### Excerpted data

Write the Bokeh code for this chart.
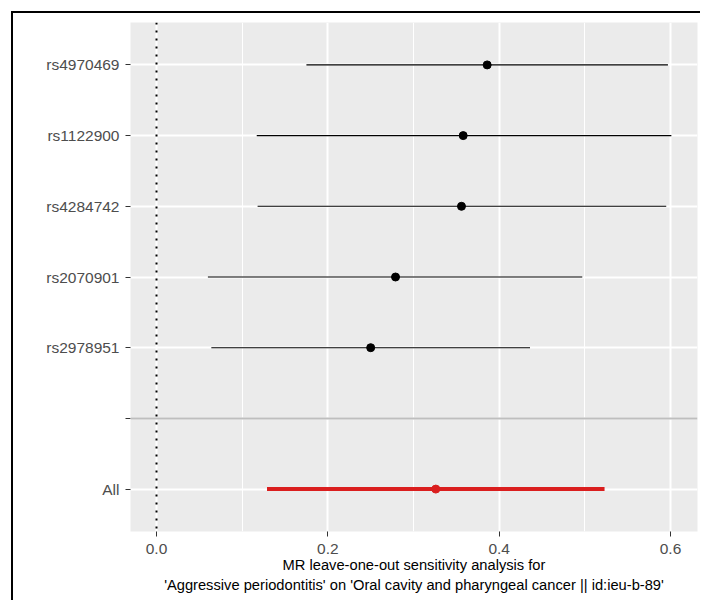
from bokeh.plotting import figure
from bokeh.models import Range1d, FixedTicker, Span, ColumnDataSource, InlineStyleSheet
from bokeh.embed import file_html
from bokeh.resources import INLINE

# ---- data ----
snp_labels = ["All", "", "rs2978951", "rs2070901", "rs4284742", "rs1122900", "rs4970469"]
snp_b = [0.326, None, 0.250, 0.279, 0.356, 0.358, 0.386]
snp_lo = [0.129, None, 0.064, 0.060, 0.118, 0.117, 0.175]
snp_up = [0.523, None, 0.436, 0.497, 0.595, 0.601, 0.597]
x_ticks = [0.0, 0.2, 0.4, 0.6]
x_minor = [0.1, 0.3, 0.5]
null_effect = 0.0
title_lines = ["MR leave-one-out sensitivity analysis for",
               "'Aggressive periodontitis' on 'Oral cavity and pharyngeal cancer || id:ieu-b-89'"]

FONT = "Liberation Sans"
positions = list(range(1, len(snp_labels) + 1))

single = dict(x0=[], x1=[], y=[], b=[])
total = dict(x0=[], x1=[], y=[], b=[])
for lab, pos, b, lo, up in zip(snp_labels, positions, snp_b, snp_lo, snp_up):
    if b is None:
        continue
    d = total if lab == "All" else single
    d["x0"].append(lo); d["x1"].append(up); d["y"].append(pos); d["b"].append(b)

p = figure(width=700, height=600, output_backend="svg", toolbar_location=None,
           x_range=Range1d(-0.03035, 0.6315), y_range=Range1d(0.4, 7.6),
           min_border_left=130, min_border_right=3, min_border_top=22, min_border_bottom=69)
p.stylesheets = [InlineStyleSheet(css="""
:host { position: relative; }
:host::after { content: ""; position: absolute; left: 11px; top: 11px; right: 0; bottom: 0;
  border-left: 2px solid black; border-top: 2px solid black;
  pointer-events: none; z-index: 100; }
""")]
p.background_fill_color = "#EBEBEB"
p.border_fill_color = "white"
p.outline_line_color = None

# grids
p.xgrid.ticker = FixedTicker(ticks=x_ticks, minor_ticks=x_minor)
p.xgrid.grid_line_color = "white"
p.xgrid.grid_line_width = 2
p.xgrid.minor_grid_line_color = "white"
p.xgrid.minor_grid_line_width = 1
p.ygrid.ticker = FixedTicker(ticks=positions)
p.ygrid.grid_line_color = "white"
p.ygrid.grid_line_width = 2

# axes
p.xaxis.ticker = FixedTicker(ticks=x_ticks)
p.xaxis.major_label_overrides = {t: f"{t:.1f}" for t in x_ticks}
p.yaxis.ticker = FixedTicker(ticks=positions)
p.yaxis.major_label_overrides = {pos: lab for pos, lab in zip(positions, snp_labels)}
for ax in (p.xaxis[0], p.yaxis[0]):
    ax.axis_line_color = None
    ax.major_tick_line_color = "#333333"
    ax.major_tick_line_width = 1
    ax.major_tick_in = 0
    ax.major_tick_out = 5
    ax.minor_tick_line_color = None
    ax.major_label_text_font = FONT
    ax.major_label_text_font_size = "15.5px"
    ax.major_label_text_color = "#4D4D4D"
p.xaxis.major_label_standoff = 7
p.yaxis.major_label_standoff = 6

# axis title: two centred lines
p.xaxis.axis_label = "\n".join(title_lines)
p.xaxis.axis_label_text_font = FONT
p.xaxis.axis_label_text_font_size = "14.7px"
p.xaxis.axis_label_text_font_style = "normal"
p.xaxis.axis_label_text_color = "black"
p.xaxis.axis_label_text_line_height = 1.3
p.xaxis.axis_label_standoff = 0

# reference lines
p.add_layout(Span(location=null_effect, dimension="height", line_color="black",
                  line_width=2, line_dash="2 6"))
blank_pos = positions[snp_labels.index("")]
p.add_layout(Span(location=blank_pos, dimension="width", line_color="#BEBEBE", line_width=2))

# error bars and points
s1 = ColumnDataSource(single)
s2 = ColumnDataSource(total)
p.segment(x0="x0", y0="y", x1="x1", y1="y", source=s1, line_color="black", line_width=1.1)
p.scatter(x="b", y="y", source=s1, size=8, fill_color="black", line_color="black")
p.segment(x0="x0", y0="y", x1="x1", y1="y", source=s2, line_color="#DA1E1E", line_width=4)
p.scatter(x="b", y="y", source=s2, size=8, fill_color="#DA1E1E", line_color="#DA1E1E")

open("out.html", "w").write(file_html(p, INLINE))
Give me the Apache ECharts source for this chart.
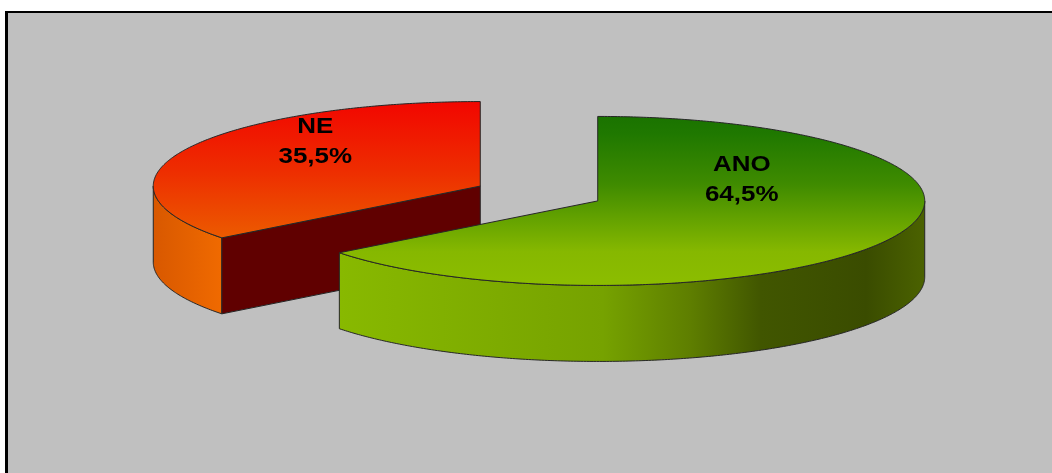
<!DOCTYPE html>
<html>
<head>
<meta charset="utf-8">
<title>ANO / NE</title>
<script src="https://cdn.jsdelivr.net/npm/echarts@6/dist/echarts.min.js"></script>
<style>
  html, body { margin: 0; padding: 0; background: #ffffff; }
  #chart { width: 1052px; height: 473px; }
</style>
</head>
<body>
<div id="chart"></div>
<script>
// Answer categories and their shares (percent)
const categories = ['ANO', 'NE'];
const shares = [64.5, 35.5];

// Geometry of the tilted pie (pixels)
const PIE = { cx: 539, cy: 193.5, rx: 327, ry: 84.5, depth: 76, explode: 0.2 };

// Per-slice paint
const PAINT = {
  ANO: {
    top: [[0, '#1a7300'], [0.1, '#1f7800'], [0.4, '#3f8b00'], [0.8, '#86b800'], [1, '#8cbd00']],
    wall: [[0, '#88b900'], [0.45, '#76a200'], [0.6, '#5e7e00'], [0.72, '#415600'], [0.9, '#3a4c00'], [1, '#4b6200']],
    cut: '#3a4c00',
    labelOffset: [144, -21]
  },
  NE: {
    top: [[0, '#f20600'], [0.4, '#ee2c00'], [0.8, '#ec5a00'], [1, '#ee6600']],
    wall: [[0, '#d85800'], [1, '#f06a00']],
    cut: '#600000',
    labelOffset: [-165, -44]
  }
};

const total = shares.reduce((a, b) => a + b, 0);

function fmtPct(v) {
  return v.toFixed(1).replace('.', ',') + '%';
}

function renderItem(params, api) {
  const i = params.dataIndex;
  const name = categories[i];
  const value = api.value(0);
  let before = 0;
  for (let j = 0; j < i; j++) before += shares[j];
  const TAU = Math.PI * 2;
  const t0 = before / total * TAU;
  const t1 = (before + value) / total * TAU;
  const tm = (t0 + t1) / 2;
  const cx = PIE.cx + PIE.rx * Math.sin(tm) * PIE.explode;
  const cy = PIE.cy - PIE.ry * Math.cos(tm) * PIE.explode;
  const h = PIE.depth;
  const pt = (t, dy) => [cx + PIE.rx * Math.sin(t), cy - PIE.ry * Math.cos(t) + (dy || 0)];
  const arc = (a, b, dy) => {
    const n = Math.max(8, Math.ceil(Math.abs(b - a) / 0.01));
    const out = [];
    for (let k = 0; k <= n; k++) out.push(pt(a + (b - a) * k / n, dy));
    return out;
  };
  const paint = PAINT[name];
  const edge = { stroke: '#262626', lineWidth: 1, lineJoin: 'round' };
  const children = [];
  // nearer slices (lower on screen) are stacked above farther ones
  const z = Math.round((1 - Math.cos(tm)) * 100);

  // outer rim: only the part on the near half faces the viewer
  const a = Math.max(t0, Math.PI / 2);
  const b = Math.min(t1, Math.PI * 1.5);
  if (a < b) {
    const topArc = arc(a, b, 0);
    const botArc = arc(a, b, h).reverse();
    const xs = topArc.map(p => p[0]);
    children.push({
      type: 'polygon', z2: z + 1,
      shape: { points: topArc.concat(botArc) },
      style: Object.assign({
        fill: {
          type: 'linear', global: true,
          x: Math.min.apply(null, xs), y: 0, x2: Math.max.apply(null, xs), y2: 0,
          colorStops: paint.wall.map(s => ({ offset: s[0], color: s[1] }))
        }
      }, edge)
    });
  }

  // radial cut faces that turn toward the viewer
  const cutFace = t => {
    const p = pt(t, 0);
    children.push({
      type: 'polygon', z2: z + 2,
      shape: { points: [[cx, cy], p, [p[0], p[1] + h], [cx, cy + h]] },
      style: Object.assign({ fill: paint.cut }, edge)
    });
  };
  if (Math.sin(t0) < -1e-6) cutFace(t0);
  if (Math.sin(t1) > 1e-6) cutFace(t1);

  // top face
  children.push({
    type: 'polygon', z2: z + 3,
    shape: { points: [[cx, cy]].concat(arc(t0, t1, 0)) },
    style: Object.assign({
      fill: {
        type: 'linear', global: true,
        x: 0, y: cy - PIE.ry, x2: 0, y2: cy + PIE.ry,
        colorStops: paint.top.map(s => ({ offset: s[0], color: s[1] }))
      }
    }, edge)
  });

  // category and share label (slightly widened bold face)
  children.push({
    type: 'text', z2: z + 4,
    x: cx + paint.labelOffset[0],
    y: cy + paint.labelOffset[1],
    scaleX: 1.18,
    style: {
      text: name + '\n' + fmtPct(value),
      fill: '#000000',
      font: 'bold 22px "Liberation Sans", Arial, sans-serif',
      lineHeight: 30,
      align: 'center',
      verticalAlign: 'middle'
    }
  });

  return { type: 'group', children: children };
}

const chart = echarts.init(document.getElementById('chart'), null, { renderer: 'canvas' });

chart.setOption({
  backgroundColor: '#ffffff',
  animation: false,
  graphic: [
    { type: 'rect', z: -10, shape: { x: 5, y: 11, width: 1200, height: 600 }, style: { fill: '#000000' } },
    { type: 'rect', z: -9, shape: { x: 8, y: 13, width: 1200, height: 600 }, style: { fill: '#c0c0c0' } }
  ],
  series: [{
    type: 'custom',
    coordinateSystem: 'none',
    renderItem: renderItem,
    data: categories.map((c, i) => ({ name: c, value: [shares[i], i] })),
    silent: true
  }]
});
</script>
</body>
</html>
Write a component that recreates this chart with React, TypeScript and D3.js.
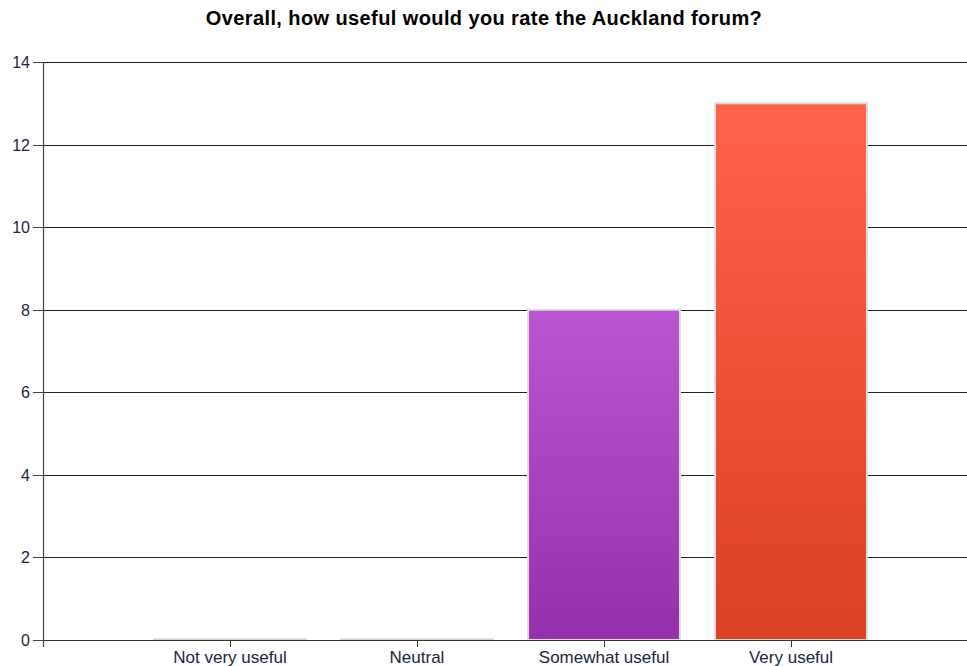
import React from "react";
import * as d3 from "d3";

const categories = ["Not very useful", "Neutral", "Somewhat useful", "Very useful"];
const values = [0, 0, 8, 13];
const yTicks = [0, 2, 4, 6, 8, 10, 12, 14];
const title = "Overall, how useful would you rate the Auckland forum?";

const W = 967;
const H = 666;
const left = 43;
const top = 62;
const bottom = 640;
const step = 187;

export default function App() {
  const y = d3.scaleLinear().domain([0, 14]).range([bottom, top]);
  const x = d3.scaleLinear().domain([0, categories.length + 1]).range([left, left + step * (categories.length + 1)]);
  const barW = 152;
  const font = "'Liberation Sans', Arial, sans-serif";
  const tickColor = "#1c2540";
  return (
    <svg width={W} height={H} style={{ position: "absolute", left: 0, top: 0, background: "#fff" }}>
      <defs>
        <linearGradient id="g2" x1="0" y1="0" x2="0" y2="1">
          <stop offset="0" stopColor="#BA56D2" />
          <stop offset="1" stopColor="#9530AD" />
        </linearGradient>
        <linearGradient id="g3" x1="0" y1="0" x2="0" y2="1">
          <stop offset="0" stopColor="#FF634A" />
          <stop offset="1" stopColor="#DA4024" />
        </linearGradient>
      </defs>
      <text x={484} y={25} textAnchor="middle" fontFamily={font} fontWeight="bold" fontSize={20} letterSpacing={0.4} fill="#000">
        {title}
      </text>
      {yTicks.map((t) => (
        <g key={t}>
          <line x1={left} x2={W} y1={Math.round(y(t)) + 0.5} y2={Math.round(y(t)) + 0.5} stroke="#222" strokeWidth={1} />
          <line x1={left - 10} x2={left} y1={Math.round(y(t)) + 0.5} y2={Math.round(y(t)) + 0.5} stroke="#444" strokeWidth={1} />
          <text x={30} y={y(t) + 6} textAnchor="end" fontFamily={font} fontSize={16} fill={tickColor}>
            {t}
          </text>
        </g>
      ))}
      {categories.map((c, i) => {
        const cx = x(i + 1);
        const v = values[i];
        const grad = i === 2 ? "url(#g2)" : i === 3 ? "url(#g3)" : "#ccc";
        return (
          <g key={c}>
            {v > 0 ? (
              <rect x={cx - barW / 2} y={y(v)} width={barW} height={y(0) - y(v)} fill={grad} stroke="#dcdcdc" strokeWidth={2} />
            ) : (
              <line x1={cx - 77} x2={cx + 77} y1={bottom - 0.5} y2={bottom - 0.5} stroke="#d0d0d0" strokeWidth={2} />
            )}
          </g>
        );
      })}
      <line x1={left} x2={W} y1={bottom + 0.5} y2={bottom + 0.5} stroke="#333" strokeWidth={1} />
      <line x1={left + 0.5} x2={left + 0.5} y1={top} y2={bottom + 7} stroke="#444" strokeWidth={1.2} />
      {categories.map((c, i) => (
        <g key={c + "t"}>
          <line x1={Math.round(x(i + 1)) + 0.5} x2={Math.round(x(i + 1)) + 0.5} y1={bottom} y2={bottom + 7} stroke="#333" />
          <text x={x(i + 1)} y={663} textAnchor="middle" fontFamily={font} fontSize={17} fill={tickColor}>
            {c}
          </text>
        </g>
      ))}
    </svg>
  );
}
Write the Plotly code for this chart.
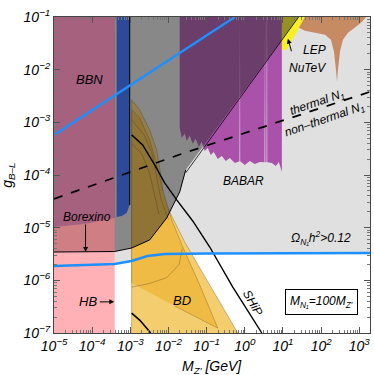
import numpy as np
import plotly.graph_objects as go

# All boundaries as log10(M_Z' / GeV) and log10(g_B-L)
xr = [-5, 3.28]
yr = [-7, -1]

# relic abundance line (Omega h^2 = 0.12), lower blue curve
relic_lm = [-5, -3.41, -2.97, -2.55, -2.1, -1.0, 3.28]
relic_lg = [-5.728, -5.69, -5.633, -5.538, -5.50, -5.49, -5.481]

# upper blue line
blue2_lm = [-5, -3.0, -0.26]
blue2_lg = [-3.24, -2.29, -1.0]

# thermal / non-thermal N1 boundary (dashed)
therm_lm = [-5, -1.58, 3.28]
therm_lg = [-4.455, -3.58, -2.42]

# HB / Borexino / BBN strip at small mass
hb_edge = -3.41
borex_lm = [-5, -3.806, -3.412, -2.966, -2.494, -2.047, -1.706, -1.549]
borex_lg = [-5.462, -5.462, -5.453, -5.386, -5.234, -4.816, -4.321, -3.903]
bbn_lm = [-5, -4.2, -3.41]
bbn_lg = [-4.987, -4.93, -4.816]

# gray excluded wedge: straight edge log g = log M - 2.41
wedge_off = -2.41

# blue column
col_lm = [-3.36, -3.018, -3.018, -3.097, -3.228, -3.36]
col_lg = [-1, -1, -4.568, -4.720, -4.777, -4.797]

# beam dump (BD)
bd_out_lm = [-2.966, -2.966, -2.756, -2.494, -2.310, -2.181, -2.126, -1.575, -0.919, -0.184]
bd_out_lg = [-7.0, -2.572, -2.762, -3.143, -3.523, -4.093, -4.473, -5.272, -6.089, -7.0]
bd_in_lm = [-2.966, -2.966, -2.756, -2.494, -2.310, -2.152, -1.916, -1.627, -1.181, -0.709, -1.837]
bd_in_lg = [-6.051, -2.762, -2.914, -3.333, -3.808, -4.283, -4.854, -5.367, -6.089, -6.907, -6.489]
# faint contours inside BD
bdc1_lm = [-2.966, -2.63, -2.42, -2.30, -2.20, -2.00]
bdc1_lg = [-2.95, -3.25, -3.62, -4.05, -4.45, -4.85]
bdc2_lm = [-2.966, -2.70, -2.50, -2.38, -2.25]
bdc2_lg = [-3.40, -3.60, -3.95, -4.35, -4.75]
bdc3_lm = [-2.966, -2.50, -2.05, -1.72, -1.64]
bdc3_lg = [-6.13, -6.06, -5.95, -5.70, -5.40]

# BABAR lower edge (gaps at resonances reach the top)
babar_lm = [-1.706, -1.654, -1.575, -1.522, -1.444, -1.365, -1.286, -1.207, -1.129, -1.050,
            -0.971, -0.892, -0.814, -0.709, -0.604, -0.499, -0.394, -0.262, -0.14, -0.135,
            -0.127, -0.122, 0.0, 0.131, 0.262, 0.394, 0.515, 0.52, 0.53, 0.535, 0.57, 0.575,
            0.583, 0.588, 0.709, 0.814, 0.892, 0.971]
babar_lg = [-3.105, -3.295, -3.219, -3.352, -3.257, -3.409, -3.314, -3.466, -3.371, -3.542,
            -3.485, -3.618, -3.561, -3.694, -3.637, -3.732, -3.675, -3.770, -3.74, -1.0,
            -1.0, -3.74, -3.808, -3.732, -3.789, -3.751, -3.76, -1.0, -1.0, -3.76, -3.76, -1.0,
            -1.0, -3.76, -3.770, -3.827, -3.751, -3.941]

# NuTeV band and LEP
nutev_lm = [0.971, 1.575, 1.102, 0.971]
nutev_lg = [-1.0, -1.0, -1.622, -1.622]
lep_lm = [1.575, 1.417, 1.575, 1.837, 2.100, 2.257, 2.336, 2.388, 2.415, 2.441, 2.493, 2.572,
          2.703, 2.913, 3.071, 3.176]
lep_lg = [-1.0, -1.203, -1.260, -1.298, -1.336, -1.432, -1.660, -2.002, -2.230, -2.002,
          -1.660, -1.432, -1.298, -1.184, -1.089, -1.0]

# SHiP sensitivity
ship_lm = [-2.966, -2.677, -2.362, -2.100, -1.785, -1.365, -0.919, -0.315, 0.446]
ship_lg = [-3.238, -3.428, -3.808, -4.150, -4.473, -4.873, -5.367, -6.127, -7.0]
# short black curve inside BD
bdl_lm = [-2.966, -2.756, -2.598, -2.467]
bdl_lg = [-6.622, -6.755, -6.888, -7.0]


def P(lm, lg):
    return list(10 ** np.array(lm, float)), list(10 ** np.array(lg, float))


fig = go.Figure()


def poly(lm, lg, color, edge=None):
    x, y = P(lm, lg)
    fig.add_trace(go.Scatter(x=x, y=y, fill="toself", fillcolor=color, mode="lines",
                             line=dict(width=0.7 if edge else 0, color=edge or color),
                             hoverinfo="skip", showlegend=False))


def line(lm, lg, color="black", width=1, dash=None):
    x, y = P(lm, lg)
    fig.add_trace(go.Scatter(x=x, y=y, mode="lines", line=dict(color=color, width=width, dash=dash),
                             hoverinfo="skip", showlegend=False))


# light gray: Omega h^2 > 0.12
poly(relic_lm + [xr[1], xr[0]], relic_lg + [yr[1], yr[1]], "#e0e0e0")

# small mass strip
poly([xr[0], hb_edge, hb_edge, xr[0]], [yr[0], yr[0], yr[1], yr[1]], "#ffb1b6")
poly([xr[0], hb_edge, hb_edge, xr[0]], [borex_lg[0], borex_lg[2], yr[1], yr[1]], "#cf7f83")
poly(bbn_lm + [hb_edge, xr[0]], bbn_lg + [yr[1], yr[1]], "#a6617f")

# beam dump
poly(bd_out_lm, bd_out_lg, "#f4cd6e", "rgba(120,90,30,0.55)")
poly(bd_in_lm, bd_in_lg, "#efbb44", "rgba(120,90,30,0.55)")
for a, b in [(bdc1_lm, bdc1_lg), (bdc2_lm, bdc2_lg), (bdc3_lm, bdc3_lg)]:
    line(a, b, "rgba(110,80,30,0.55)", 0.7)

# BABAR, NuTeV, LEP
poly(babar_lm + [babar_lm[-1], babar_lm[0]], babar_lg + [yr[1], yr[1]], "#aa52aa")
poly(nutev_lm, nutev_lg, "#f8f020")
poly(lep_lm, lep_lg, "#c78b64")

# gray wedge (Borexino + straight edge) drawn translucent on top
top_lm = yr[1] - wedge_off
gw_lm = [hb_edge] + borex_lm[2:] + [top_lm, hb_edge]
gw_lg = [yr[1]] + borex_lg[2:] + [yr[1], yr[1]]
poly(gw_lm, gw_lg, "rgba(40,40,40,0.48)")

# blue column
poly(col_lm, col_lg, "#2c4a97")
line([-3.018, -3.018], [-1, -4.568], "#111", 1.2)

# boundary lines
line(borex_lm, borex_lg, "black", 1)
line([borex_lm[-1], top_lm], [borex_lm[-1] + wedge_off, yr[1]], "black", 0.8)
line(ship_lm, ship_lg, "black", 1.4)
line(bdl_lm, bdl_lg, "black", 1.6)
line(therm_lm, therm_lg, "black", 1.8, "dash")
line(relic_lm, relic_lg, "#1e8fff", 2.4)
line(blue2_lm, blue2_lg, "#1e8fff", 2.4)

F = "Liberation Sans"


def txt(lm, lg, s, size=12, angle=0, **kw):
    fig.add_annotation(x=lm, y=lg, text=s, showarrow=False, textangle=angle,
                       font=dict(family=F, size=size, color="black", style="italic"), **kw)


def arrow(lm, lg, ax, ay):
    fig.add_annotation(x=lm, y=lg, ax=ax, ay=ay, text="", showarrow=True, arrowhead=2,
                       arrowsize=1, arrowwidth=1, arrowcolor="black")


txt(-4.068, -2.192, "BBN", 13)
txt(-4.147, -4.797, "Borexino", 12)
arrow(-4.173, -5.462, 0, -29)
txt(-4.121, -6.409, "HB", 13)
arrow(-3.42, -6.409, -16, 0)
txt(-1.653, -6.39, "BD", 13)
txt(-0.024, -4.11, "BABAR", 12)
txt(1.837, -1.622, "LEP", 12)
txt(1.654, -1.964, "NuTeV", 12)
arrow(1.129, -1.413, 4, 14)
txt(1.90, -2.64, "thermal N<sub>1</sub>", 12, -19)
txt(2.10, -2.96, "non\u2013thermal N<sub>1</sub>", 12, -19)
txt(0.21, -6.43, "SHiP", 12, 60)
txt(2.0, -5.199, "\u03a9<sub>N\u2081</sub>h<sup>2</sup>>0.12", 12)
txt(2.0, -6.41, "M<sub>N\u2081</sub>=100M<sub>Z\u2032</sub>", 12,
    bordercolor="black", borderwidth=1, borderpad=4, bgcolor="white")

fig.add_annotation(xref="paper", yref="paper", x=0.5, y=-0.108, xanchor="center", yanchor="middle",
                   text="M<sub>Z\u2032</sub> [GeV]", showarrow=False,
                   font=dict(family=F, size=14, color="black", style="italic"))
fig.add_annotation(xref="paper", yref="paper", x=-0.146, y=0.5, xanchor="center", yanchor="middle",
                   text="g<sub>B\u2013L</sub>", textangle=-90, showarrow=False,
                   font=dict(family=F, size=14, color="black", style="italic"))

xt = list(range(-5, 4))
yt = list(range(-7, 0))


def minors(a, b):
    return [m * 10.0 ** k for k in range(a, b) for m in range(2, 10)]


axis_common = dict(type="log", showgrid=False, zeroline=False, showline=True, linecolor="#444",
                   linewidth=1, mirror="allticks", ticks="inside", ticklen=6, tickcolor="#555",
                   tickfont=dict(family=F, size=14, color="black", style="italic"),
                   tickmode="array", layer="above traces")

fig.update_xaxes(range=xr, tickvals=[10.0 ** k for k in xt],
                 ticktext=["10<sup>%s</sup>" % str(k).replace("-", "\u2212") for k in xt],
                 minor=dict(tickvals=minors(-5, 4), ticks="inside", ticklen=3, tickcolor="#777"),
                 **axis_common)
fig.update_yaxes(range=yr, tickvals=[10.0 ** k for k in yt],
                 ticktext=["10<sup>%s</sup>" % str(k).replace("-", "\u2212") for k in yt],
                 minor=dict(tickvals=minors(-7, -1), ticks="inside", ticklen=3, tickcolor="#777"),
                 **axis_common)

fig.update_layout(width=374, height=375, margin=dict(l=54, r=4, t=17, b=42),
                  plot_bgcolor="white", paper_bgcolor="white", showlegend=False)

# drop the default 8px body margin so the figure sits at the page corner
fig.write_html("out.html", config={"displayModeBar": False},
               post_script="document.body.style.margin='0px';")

######

## Task to complete
Only the lines from the start of the records through the line containing "from bokeh.resources import INLINE" should be repeated, word for word, with the pictures left out.

## Answer to this problem
Write the Bokeh code for this chart.
from bokeh.plotting import figure
from bokeh.models import Range1d, FixedTicker, Span, ColumnDataSource, InlineStyleSheet
from bokeh.embed import file_html
from bokeh.resources import INLINE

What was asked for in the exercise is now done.